The Commerce (Criminalisation of Cartels) Amendment Bill will make it a criminal offence to engage in a cartel, adding the threat of imprisonment which Faafoi said he hoped would be a "strong deterrent" with existing civil penalties too weak to deter the anticompetitive behaviour. The law would run the criminal regime in tandem with the civil one, threatening up to seven years' jail and/or a fine of up to $500,000 for an individual.
"This government wants to take a strong stance against business people who collude against the interests of consumers," Faafoi said in a statement. "Many of our trading partners, including Australia, have a criminal offence for cartel conduct."
The move revives plans to criminalise cartels that were dropped by former Commerce Minister Paul Goldsmith who preferred leaving New Zealand out of step with the US, UK, Canada and Australia, for fear it would have a chilling effect on business. The Australian Competition and Consumer Commission today laid criminal charges against The Country Care Group, managing director Robert Hogan and former employee Cameron Harrison in the first criminal prosecution of an Australian corporation under the cartel legislation.
New Zealand's proposed law won't impose criminal sanctions until two years after the Royal assent, which Faafoi said in a Cabinet paper would give the Commerce Commission and Crown Law enough time to get the implementation measures in place and give businesses the headroom to ensure compliance.

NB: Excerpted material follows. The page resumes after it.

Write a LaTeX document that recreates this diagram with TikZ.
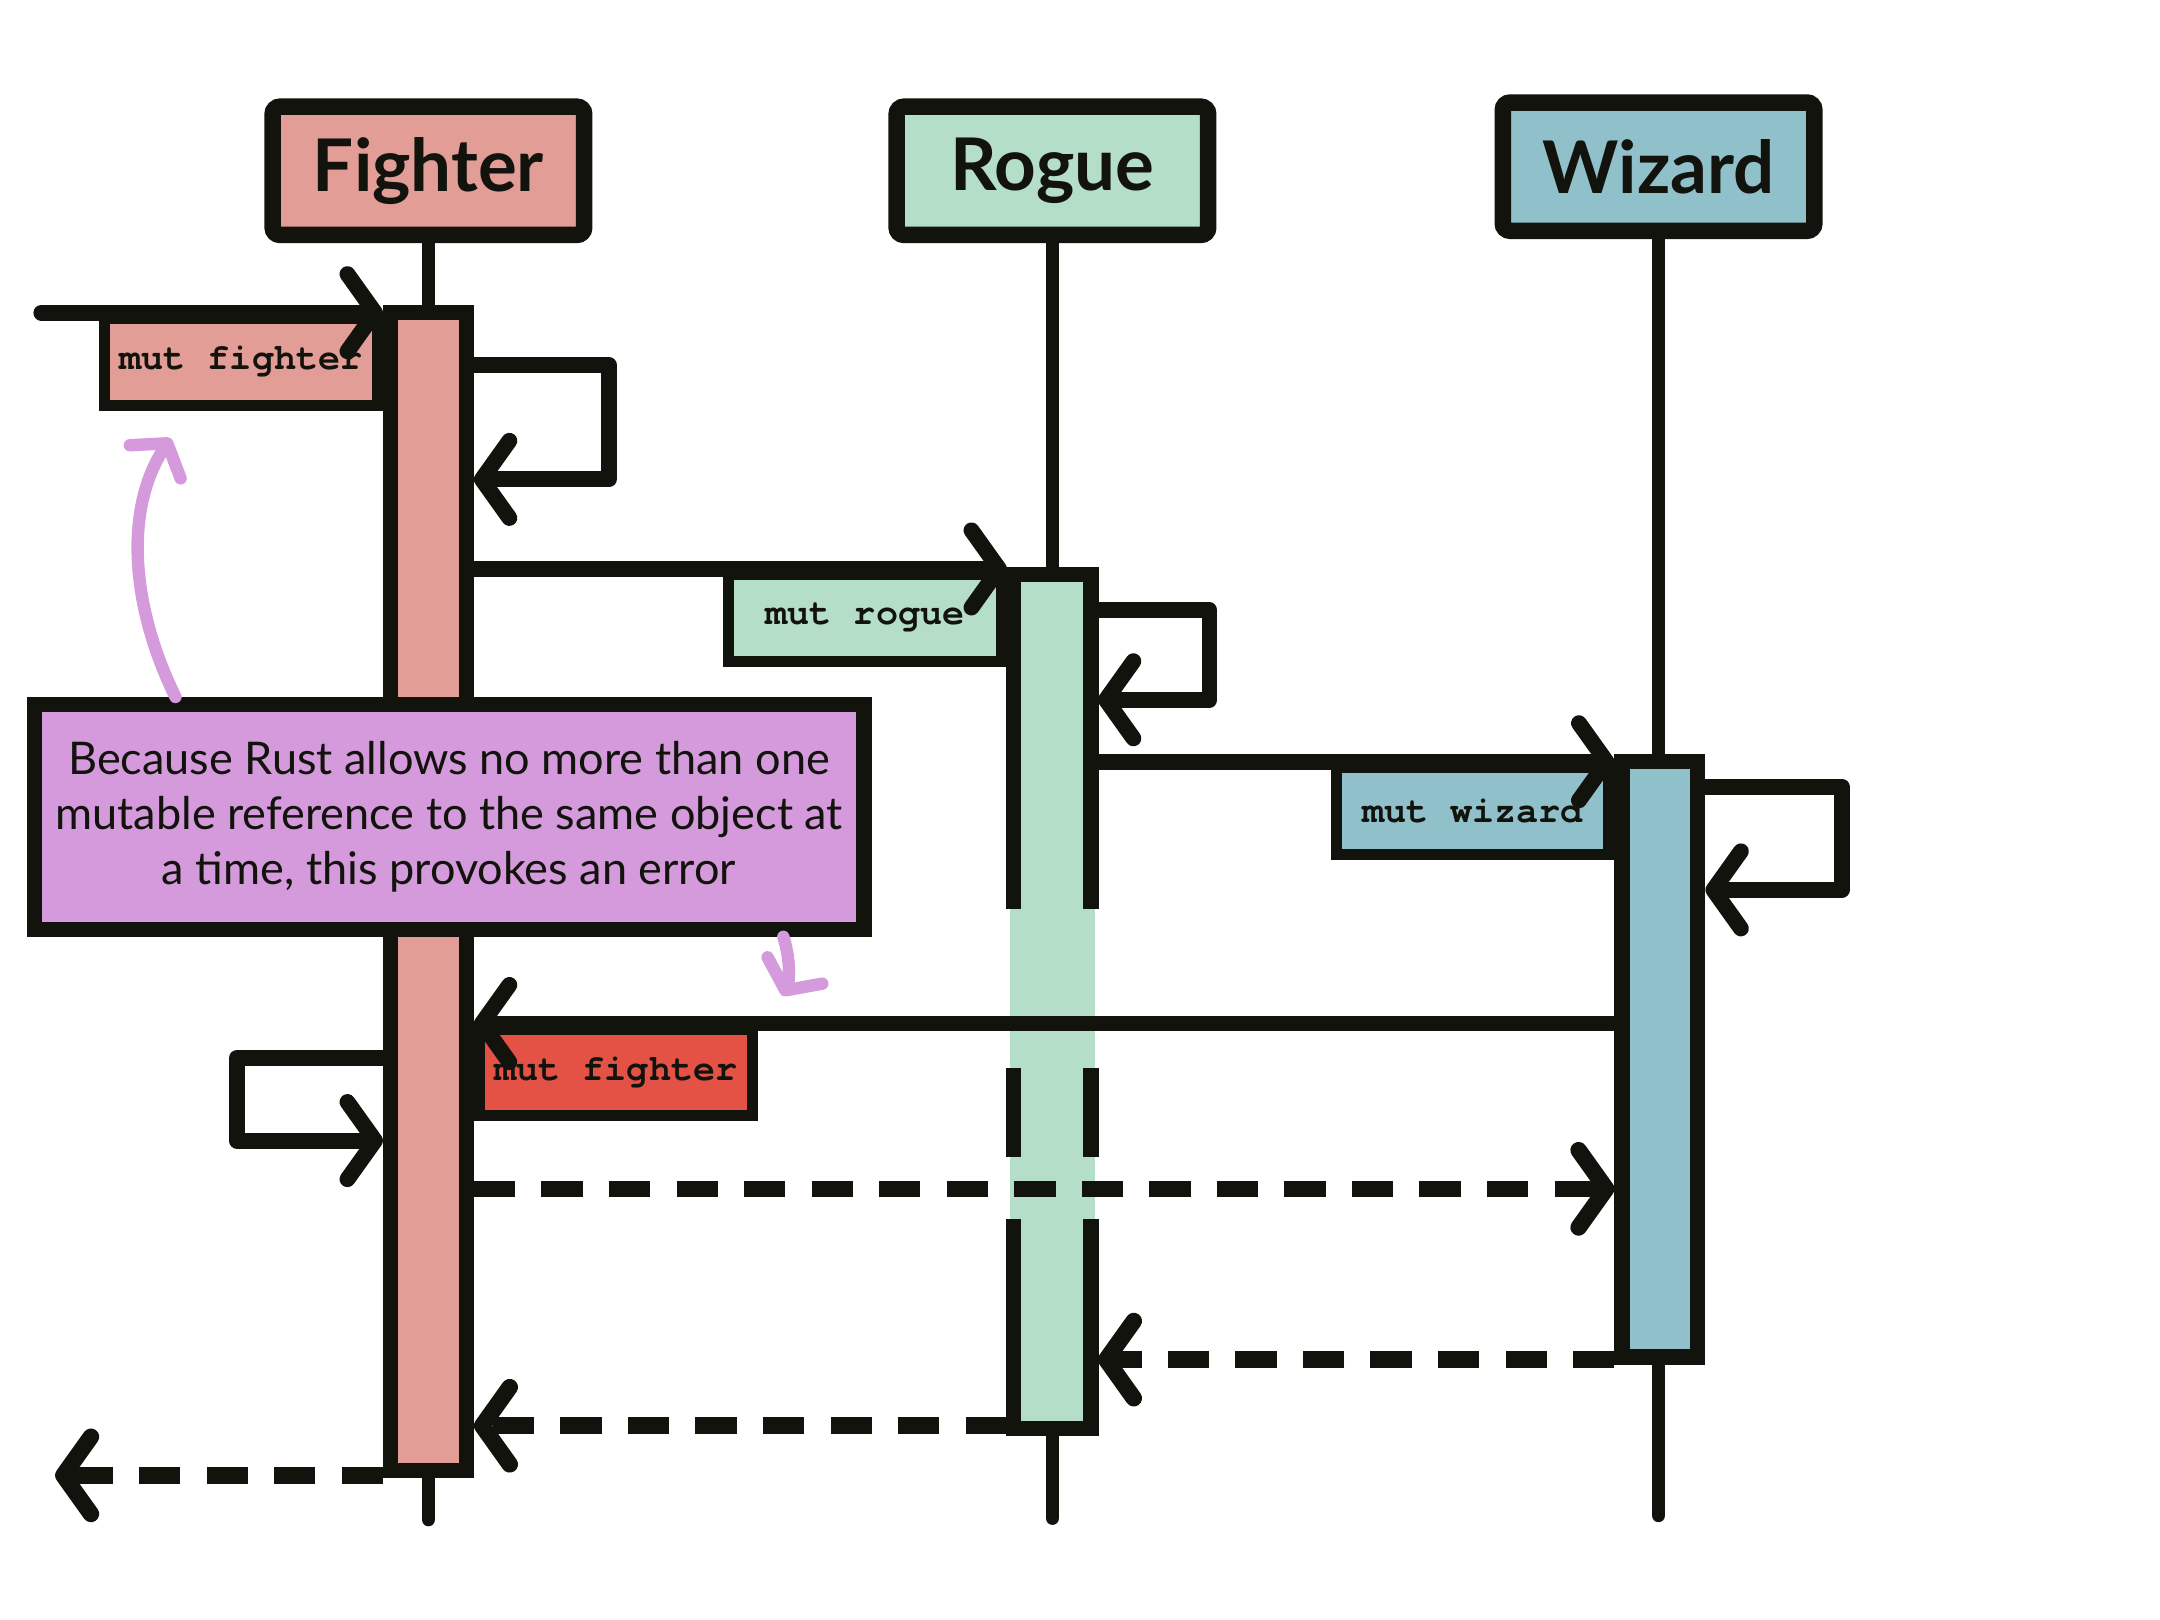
\documentclass[tikz,border=0pt]{standalone}
\usepackage{fontspec}
\setmainfont{Lato}
\newfontfamily\codefont[Ligatures=NoCommon]{TeX Gyre Cursor}
\usetikzlibrary{arrows.meta}

\definecolor{ink}{HTML}{13130E}
\definecolor{fighterfill}{HTML}{E29D96}
\definecolor{roguefill}{HTML}{B5DEC9}
\definecolor{wizardfill}{HTML}{90C1CA}
\definecolor{errorfill}{HTML}{E35245}
\definecolor{notefill}{HTML}{D49ADC}

\begin{document}
\begin{tikzpicture}[x=0.01cm, y=-0.01cm,
  header/.style={draw=ink, line width=0.12cm, rounded corners=1.5pt, minimum width=2.26cm, minimum height=0.93cm, text=ink, font=\fontsize{15pt}{18pt}\selectfont\bfseries},
  lifeline/.style={draw=ink, line width=0.1cm, line cap=round},
  bar/.style={draw=ink, line width=0.11cm, inner sep=0pt, minimum width=0.55cm},
  msglabel/.style={draw=ink, line width=0.08cm, inner sep=0pt, minimum width=1.98cm, minimum height=0.63cm, text=ink, font=\codefont\bfseries\fontsize{7.6pt}{9pt}\selectfont},
  msg/.style={draw=ink, line width=0.115cm, line cap=round, line join=round, -{Straight Barb[length=2mm,width=5.6mm,round]}},
  reply/.style={msg, line width=0.12cm, line cap=butt, dash pattern=on 0.3cm off 0.19cm},
  notebox/.style={draw=ink, fill=notefill, line width=0.11cm, minimum width=6.02cm, minimum height=1.63cm, align=center, text=ink, font=\fontsize{9.3pt}{11.4pt}\selectfont},
  hint/.style={draw=notefill, line width=0.09cm, line cap=round, -{Straight Barb[length=1.6mm,width=4.4mm,round]}}
]
\useasboundingbox (0,0) rectangle (1568,1176);

% Participants
\node[header, fill=fighterfill] (fighter) at (311,124) {Fighter};
\node[header, fill=roguefill] (rogue) at (764,124) {Rogue};
\node[header, fill=wizardfill] (wizard) at (1204,121) {Wizard};

% Lifelines
\coordinate (fighterend) at (311,1103);
\coordinate (rogueend) at (764,1102);
\coordinate (wizardend) at (1204,1100);
\draw[lifeline] (fighter.south) -- (fighterend);
\draw[lifeline] (rogue.south) -- (rogueend);
\draw[lifeline] (wizard.south) -- (wizardend);

% Activation bars
\node[bar, fill=fighterfill, minimum height=8.4cm] (fbar) at (311,647) {};
\node[fill=roguefill, inner sep=0pt, outer sep=0.02cm, minimum width=0.62cm, minimum height=6.3cm] (rbar) at (764,727) {};
\draw[ink, line width=0.11cm] (736,660) -- (736,417) -- (792,417) -- (792,660);
\draw[ink, line width=0.11cm] (736,775) -- (736,840) (792,775) -- (792,840);
\draw[ink, line width=0.11cm] (736,885) -- (736,1037) -- (792,1037) -- (792,885);
\node[bar, fill=wizardfill, minimum height=4.32cm] (wbar) at (1205,769) {};

% Message labels
\node[msglabel, fill=fighterfill, anchor=north east] (infighter) at (fbar.west |- 0,227) {mut fighter};
\node[msglabel, fill=roguefill, anchor=north east] (inrogue) at (rbar.west |- 0,413) {mut rogue};
\node[msglabel, fill=wizardfill, anchor=north east] (inwizard) at (wbar.west |- 0,553) {mut wizard};
\node[msglabel, fill=errorfill, anchor=north west] (errfighter) at (fbar.east |- 0,743) {mut fighter};

% Calls
\coordinate (caller) at (30,227);
\draw[msg] (caller) -- (caller -| fbar.west);
\draw[msg] (fbar.east |- 0,265) -| (442,348) -- (fbar.east |- 0,348);
\draw[msg] (fbar.east |- 0,413) -- (rbar.west |- 0,413);
\draw[msg] (rbar.east |- 0,443) -| (878,508) -- (rbar.east |- 0,508);
\draw[msg] (rbar.east |- 0,553) -- (wbar.west |- 0,553);
\draw[msg] (wbar.east |- 0,571) -| (1337,646) -- (wbar.east |- 0,646);
\draw[msg] (wbar.west |- 0,743) -- (fbar.east |- 0,743);
\draw[msg] (fbar.west |- 0,768) -| (172,828) -- (fbar.west |- 0,828);

% Returns
\coordinate (exit) at (40,1071);
\draw[reply] (fbar.east |- 0,863) -- (wbar.west |- 0,863);
\draw[reply] (wbar.west |- 0,987) -- (rbar.east |- 0,987);
\draw[reply] (rbar.west |- 0,1035) -- (fbar.east |- 0,1035);
\draw[reply] (exit -| fbar.west) -- (exit);

% Note
\node[notebox] (note) at (326,593) {Because Rust allows no more than one\\mutable reference to the same object at\\a time, this provokes an error};
\draw[hint] ([xshift=1.08cm]note.north west) .. controls (95,440) and (90,370) .. ([xshift=0.52cm,yshift=-0.2cm]infighter.south west);
\draw[hint] ([xshift=-0.64cm]note.south east) .. controls (575,700) and (572,715) .. ([xshift=0.18cm,yshift=0.2cm]errfighter.north east);
\end{tikzpicture}
\end{document}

The proposed legislation would allow an 'honest belief defence' someone in a collaborative activity argue they "believed that the cartel provision was reasonably necessary", the paper said. That defence could also be extended to where a defendant was mistaken in relation to shipping line exemptions.
The Treasury and Commerce Commission both supported the criminalisation, although the Treasury was unsure of the fiscal cost and the commission took issue with "the breadth and complexity of the defences proposed".
The bill is expected to pass into law by April next year.